What is the Matching Principle?

The Matching Principle is a crucial accounting concept prevalent in the construction industry. This principle dictates that all expenses must be matched with the revenues they generated in a particular financial period, ensuring that all costs and income for each project are accurately reported on the income statement. For example, if a construction company incurs costs for labor, materials, and equipment in July and August for a project that's completed in September, those costs would be recorded in September when the income is recognized. This principle is essential as it provides a more accurate picture of a company's profitability and financial health for a specific period. It allows construction companies to better manage their cash flows, project budgeting, and financial planning.

Working Capital Turnover Ratio

What is a Working Capital Turnover Ratio?

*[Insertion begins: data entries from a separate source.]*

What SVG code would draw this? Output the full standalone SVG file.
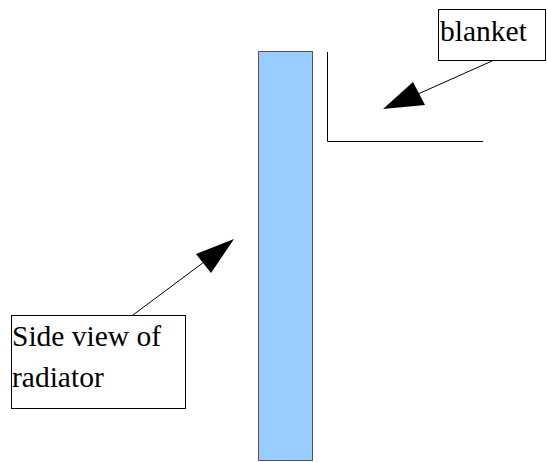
<svg xmlns="http://www.w3.org/2000/svg" width="547" height="462" viewBox="0 0 547 462">
<style>
.box{fill:#fff;stroke:#000;stroke-width:1}
.lbl{font-family:"Liberation Serif","Times New Roman",serif;font-size:29.5px;fill:#000}
.conn{stroke:#000;stroke-width:1;fill:none}
.head{fill:#000;stroke:none}
</style>
<rect width="547" height="462" fill="#fff"/>
<g id="radiator">
<rect x="258.5" y="51.5" width="54" height="409" fill="#99ccff" stroke="#555" stroke-width="1"/>
</g>
<g id="blanket-shape">
<polyline points="327.5,52 327.5,141.5 483,141.5" class="conn"/>
</g>
<g id="blanket-label">
<rect x="438.5" y="9.5" width="107" height="51" class="box"/>
<text x="440" y="41" class="lbl">blanket</text>
</g>
<g id="side-label">
<rect x="11.5" y="315.5" width="174" height="93" class="box"/>
<text x="12" y="346" class="lbl">Side view of</text>
<text x="12" y="387" class="lbl">radiator</text>
</g>
<g id="connectors">
<line x1="492" y1="61" x2="418" y2="94" class="conn"/>
<polygon points="383,109 413,82 425,105" class="head"/>
<line x1="133" y1="315" x2="204" y2="262" class="conn"/>
<polygon points="234,239 196,254 211,273" class="head"/>
</g>
</svg>
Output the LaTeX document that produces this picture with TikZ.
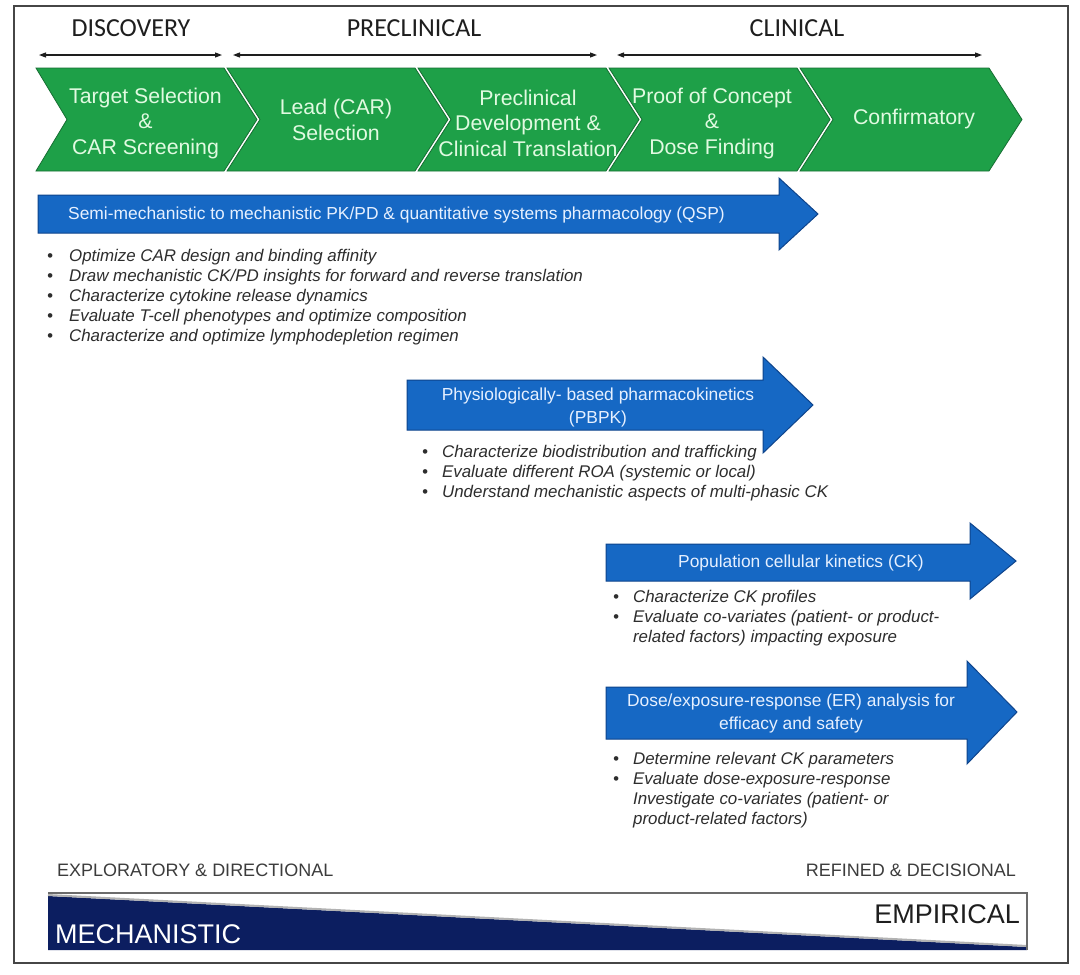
\documentclass[tikz,border=0pt]{standalone}
\usepackage{fontspec}
\setmainfont{Liberation Sans}
\newfontfamily\calib{Carlito}
\usetikzlibrary{arrows.meta}
\definecolor{chgreen}{RGB}{30,160,72}
\definecolor{chdark}{RGB}{22,110,50}
\definecolor{chtxt}{RGB}{225,250,225}
\definecolor{bfill}{RGB}{22,104,196}
\definecolor{bdark}{RGB}{14,68,140}
\definecolor{btxt}{RGB}{230,240,255}
\definecolor{navy}{RGB}{12,30,96}
\definecolor{bulc}{RGB}{45,45,45}
\definecolor{framec}{RGB}{70,70,70}
\definecolor{hdc}{RGB}{30,30,30}
\definecolor{subc}{RGB}{60,60,60}
\newcommand\blt{\textbullet}
\begin{document}
\begin{tikzpicture}[x=1pt,y=-1pt,
  phase/.style={font=\calib\fontsize{26}{30}\selectfont, text=hdc, inner sep=0pt},
  phasearrow/.style={{Triangle[length=7pt,width=5pt]}-{Triangle[length=7pt,width=5pt]}, line width=1.1pt, draw=hdc},
  chev/.style={fill=chgreen, draw=chdark, line width=0.8pt, line join=miter},
  chtext/.style={font=\fontsize{21.3}{25.5}\selectfont, text=chtxt, align=center, inner sep=0pt},
  barrow/.style={fill=bfill, draw=bdark, line width=1pt, line join=miter},
  btext/.style={font=\fontsize{17.4}{23}\selectfont, text=btxt, align=center, inner sep=0pt},
  blist/.style={font=\fontsize{16.9}{20}\selectfont\itshape, text=bulc, anchor=north west, inner sep=0pt, align=left},
  sub/.style={font=\fontsize{18}{20}\selectfont, text=subc, inner sep=0pt}
]
\useasboundingbox (0,0) rectangle (1080,975);
\fill[white] (0,0) rectangle (1080,975);
\draw[framec, line width=1.5pt] (14,6) rectangle (1068,963);

% phase headers
\node[phase] (hd) at (131,28) {DISCOVERY};
\node[phase] (hp) at (414,28) {PRECLINICAL};
\node[phase] (hc) at (797,28) {CLINICAL};
\coordinate (d1) at (39,55); \coordinate (d2) at (222,55);
\coordinate (p1) at (233,55); \coordinate (p2) at (597,55);
\coordinate (k1) at (617,55); \coordinate (k2) at (982,55);
\draw[phasearrow] (d1) -- (d2);
\draw[phasearrow] (p1) -- (p2);
\draw[phasearrow] (k1) -- (k2);

% chevrons
\draw[chev] (36,68) -- (224,68) -- (257,119.5) -- (224,171) -- (36,171) -- (67,119.5) -- cycle;
\draw[chev] (227,68) -- (415,68) -- (448,119.5) -- (415,171) -- (227,171) -- (260,119.5) -- cycle;
\draw[chev] (418,68) -- (606,68) -- (639,119.5) -- (606,171) -- (418,171) -- (451,119.5) -- cycle;
\draw[chev] (609,68) -- (797,68) -- (830,119.5) -- (797,171) -- (609,171) -- (642,119.5) -- cycle;
\draw[chev] (800,68) -- (989,68) -- (1022,119.5) -- (989,171) -- (800,171) -- (833,119.5) -- cycle;
\node[chtext] (c1) at (145.5,123) {Target Selection\\\&\\CAR Screening};
\node[chtext] (c2) at (336,120) {Lead (CAR)\\Selection};
\node[chtext] (c3) at (528,123) {Preclinical\\Development \&\\Clinical Translation};
\node[chtext] (c4) at (712,123) {Proof of Concept\\\&\\Dose Finding};
\node[chtext] (c5) at (914,119) {Confirmatory};

% QSP arrow
\draw[barrow] (38,195) -- (779,195) -- (779,178) -- (818,214) -- (779,250) -- (779,233) -- (38,233) -- cycle;
\node[btext, anchor=west] (qsp) at (68,215) {Semi-mechanistic to mechanistic PK/PD \& quantitative systems pharmacology (QSP)};
\node[blist] (qspl) at (47,247) {\begin{tabular}{@{}l@{\hspace{16pt}}l@{}}
\blt & Optimize CAR design and binding affinity\\
\blt & Draw mechanistic CK/PD insights for forward and reverse translation\\
\blt & Characterize cytokine release dynamics\\
\blt & Evaluate T-cell phenotypes and optimize composition\\
\blt & Characterize and optimize lymphodepletion regimen
\end{tabular}};

% PBPK arrow
\draw[barrow] (407,380) -- (763,380) -- (763,357) -- (813,405) -- (763,453) -- (763,430) -- (407,430) -- cycle;
\node[btext] (pbpk) at (598,407) {Physiologically- based pharmacokinetics\\(PBPK)};
\node[blist] (pbpkl) at (422,443) {\begin{tabular}{@{}l@{\hspace{14pt}}l@{}}
\blt & Characterize biodistribution and trafficking\\
\blt & Evaluate different ROA (systemic or local)\\
\blt & Understand mechanistic aspects of multi-phasic CK
\end{tabular}};

% CK arrow
\draw[barrow] (606,544) -- (970,544) -- (970,523) -- (1016,561) -- (970,599) -- (970,581) -- (606,581) -- cycle;
\node[btext] (ck) at (801,563) {Population cellular kinetics (CK)};
\node[blist] (ckl) at (613,588) {\begin{tabular}{@{}l@{\hspace{14pt}}l@{}}
\blt & Characterize CK profiles\\
\blt & Evaluate co-variates (patient- or product-\\
 & related factors) impacting exposure
\end{tabular}};

% ER arrow
\draw[barrow] (606,687) -- (967,687) -- (967,661) -- (1017,712) -- (967,764) -- (967,739) -- (606,739) -- cycle;
\node[btext] (er) at (791,713) {Dose/exposure-response (ER) analysis for\\efficacy and safety};
\node[blist] (erl) at (613,750) {\begin{tabular}{@{}l@{\hspace{14pt}}l@{}}
\blt & Determine relevant CK parameters\\
\blt & Evaluate dose-exposure-response\\
 & Investigate co-variates (patient- or\\
 & product-related factors)
\end{tabular}};

% bottom scale
\node[sub, anchor=west] (expl) at (57,870) {EXPLORATORY \& DIRECTIONAL};
\node[sub, anchor=east] (refd) at (1016,870) {REFINED \& DECISIONAL};
\fill[navy] (48,896) -- (1027,947) -- (1027,950) -- (48,950) -- cycle;
\draw[gray!60, line width=2pt] (48,895) -- (1027,946);
\draw[framec!80, line width=1.5pt] (48,893) -- (1027,893) -- (1027,950);
\node[font=\fontsize{27}{30}\selectfont, text=white, anchor=base west, inner sep=0pt] (mech) at (55,943) {MECHANISTIC};
\node[font=\fontsize{27}{30}\selectfont, text=hdc, anchor=base east, inner sep=0pt] (emp) at (1020,923) {EMPIRICAL};
\end{tikzpicture}
\end{document}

A Working Capital Turnover Ratio is a financial metric used to measure the efficiency with which a firm utilizes its working capital. In the context of the construction industry, this ratio includes both short-term liabilities and short-term assets which are crucial for day-to-day operations. The turnover ratio is calculated by dividing the company's annual revenue by its net working capital. A high ratio is desirable as it indicates that the company is efficiently using its working capital to generate revenue. For a construction company, this means effectively managing resources like materials, labor, and cash flow to maximize profitability and minimize waste. Furthermore, operators in the construction industry face unique challenges such as fluctuating supply costs and irregular project timelines, which makes the Working Capital Turnover Ratio an essential tool for financial management in this sector.